Book Review: The Indigo Girl, by Natasha Boyd

the indigo girl
Image belongs to Blackstone Publishing.

 

In 1739, Eliza Lucas is sixteen years old when her father leaves her in charge of the family’s three South Carolina estates so he can go chase his dreams of a military career. With the estates floundering on the edge of ruin, Eliza decides that producing indigo is the family’s only hope.

But not even her family wants her to succeed, and no one will share the thousand-year-old secret to making indigo dye, so Eliza must form a forbidden friendship with a slave who promises to teach her—if she breaks the law and teaches the slaves to read. Eliza is on her own as she fights against tradition and the law, except for the friendship of an aging horticulturalist and the married lawyer who is a friend of the family.
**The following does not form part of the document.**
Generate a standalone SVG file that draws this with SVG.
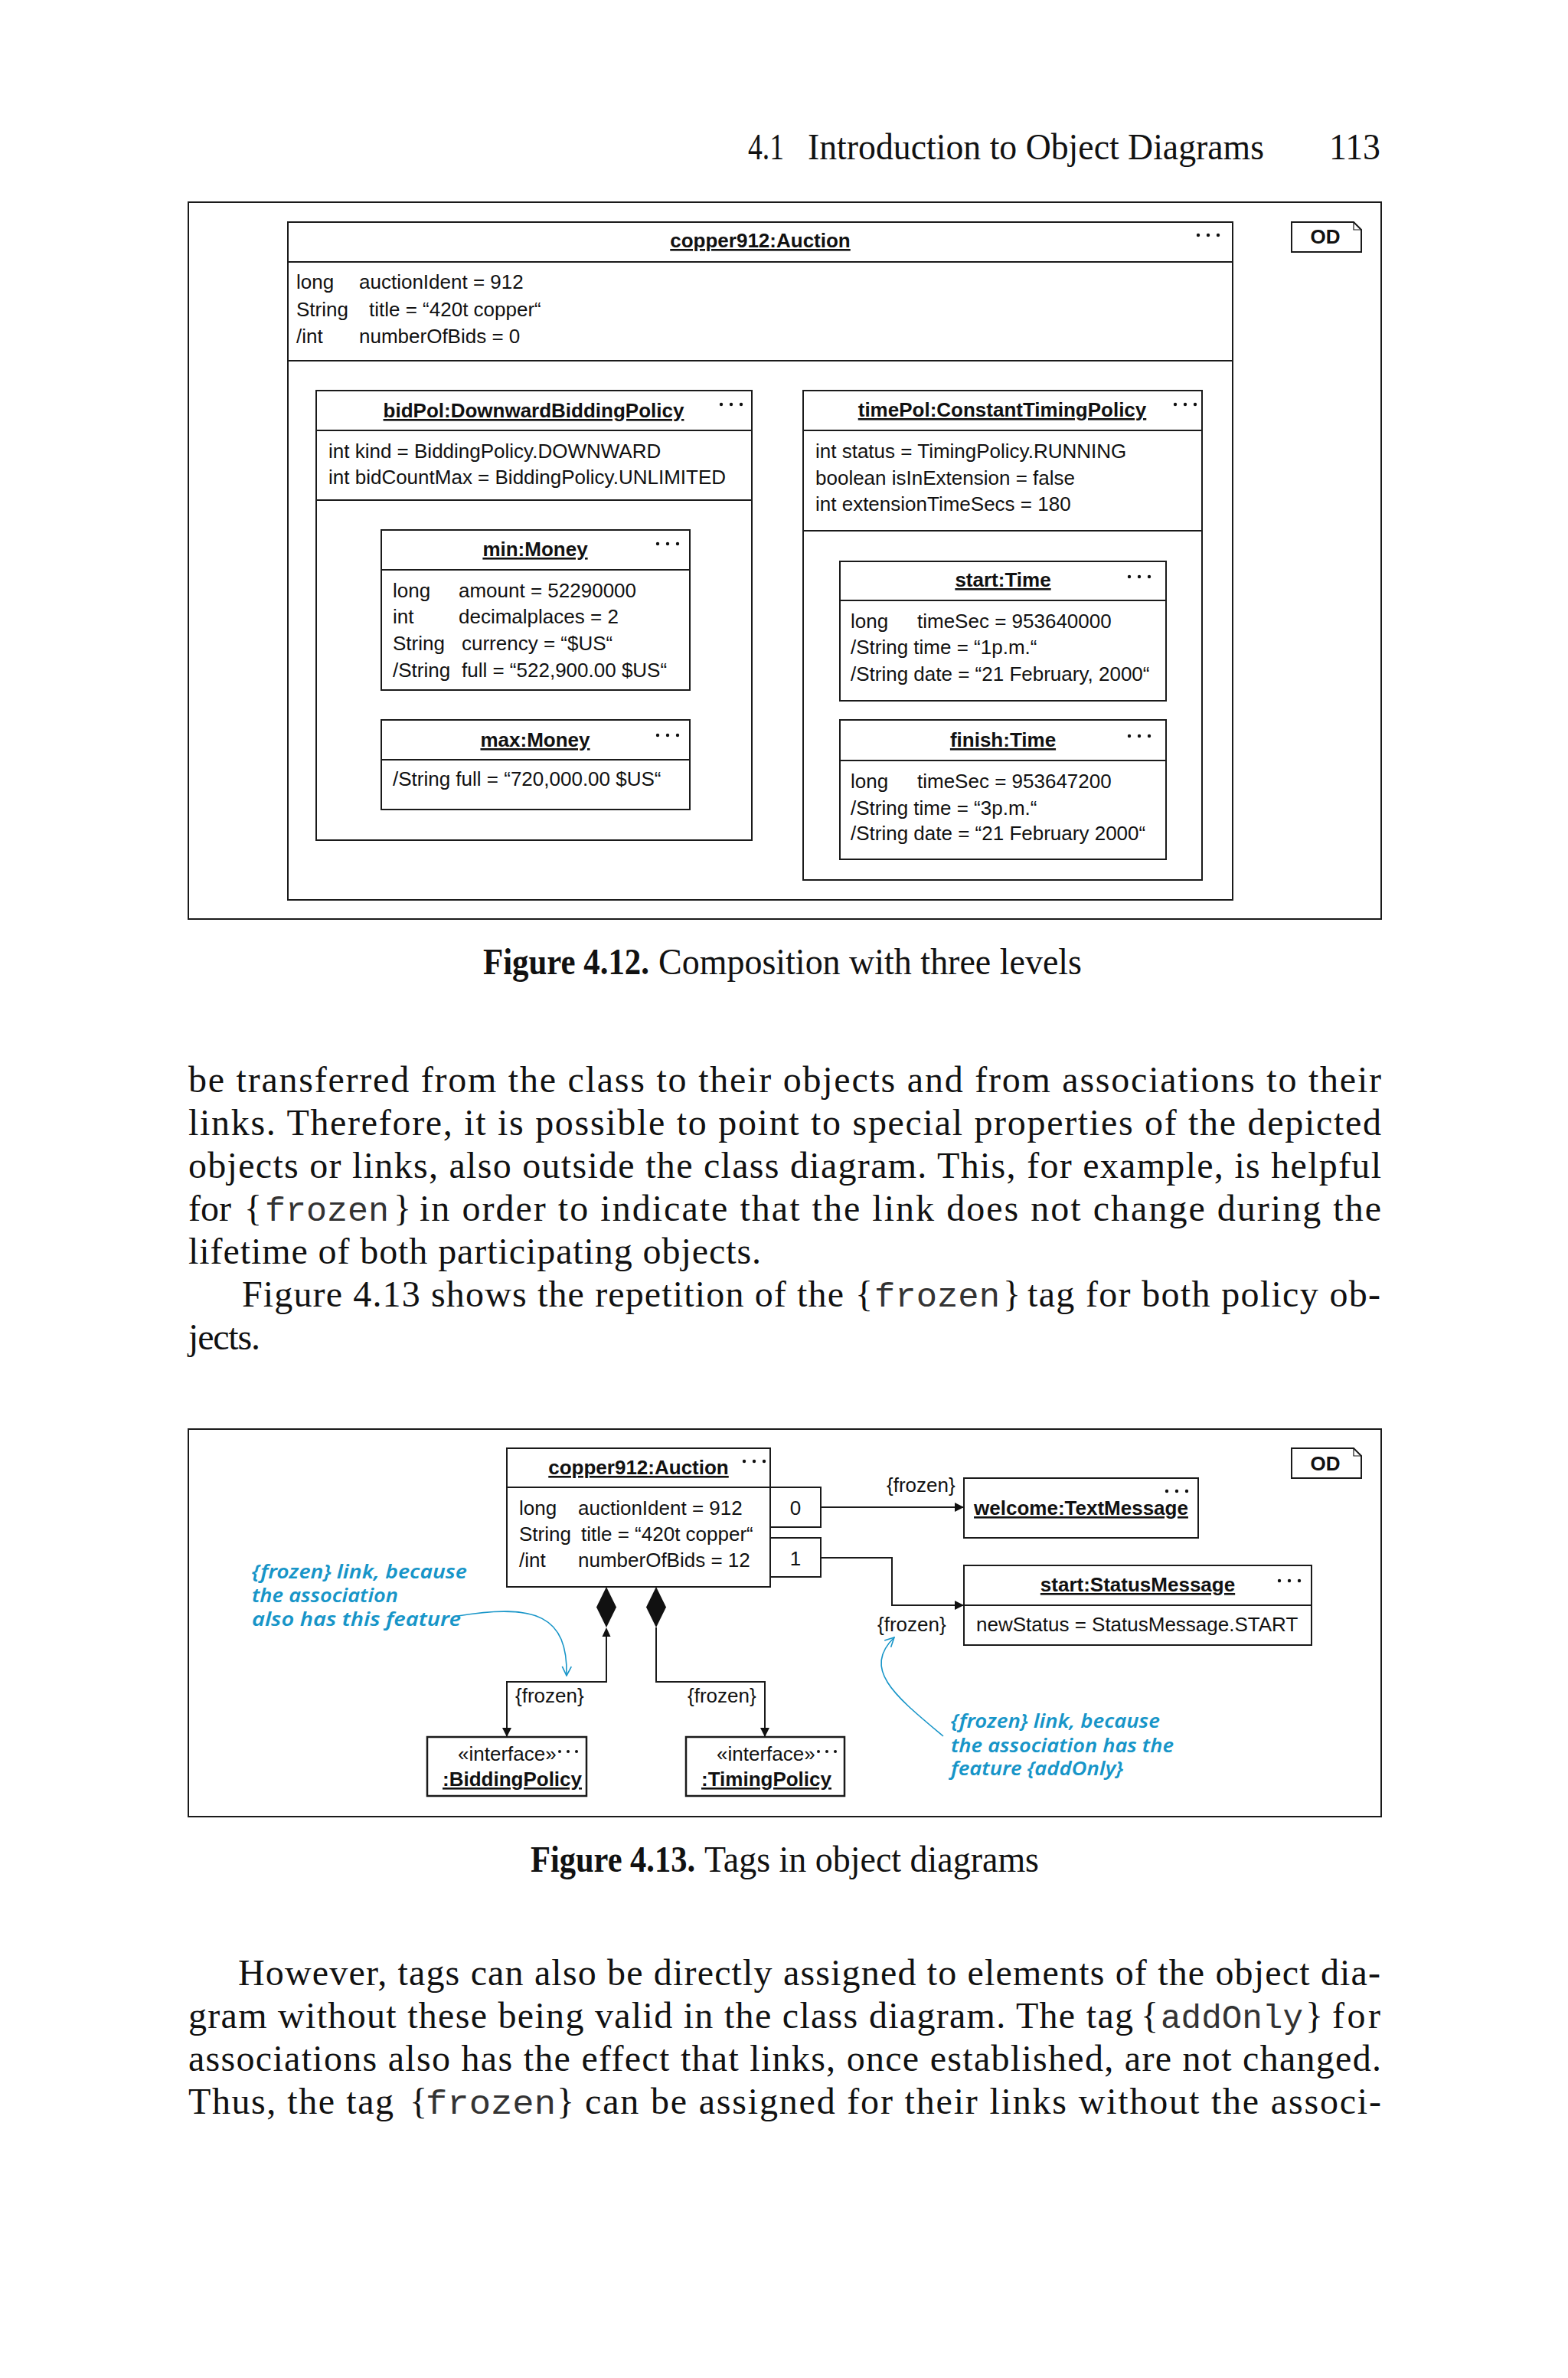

Somehow, I did not realize The Indigo Girl was historical fiction until I finished reading it. Though the issues of slavery and women’s rights in the book bothered me, that stuff happened, and erasing history means we won’t learn from it. Eliza was a wonderful character—and the fact that the character is at least partially based on a real-life woman who fought tradition and oppression is even better—strong, determined, and with the courage to stand up for what she believes in and fight even her family to do what’s right. This is a great read!

Natasha Boyd was born in Denmark, lived all over the world, and now lives in the United States. The Indigo Girl is her newest book.

(Galley provided by Blackstone Publishing via NetGalley in exchange for an honest review.)